Tricuspid Valve Replacement: Mechanical or Biological Prostheses? A Systematic Review and Meta-Analysis

Background: Tricuspid valve replacement (TVR) is seldom performed in cardiac valve surgery, and there currently are no clinical guidelines as to which type of prostheses is better in tricuspid valve position. This meta-analysis was performed to compare the results of mechanical and biological prostheses for TVR. Methods: We searched the Pubmed, Cochrane, and Embase clinical trial databases to collect all related studies published from January 1, 2000 to July 31, 2020. A random-effects model was used to evaluate the odds ratios (OR) and its 95% confidence intervals (CI) of time-to-event related effects of the surgical procedures; every study’s quality was evaluated by the Newcastle-Ottawa Scale (NOS). Results: A total of 13 retrospective studies, including 1453 patients were analyzed.

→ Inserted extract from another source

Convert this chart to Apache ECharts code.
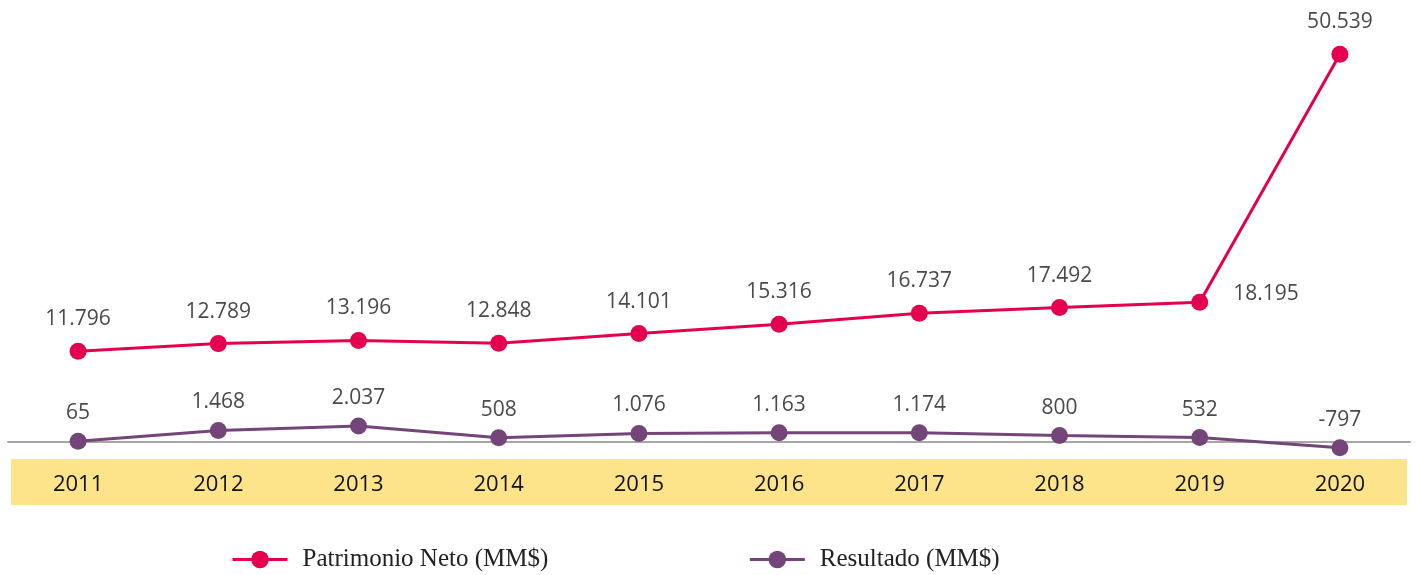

There were no statistically differences between mechanical and biological prostheses with respect to prosthetic valve failure [OR = 0.84, 95% CI(0.54, 1.28), P = .41], bleeding [OR = 0.84, 95% CI(0.54,1.28), P = .41], reoperation [OR = 1.02, 95% CI(0.58,1.78), P = .95], early mortality [OR = 1.35, 95% CI(0.82,2.25), P = .24] and long-time survival [OR = 1.09, 95% CI(0.70, 1.69), P = .70], but a significant difference can be seen in mechanical prostheses with a higher risk of thrombosis [OR = 0.17, 95% CI(0.05, 0.60), P = .006, I2 = 0%]. Conclusions: In tricuspid valve position, mechanical valve prostheses have a higher risk of thrombosis than biological prostheses, but no statistical differences between mechanical and biological prostheses with respect to prosthetic valve failure, bleeding, reoperation, early mortality, and long-term survival. The valve disease and patient’s age and risk factors are the most important considerations in the decision-making process. The more specific conclusion needs to be further proved by large-sample, multi-center, randomized, double-blind and control trials.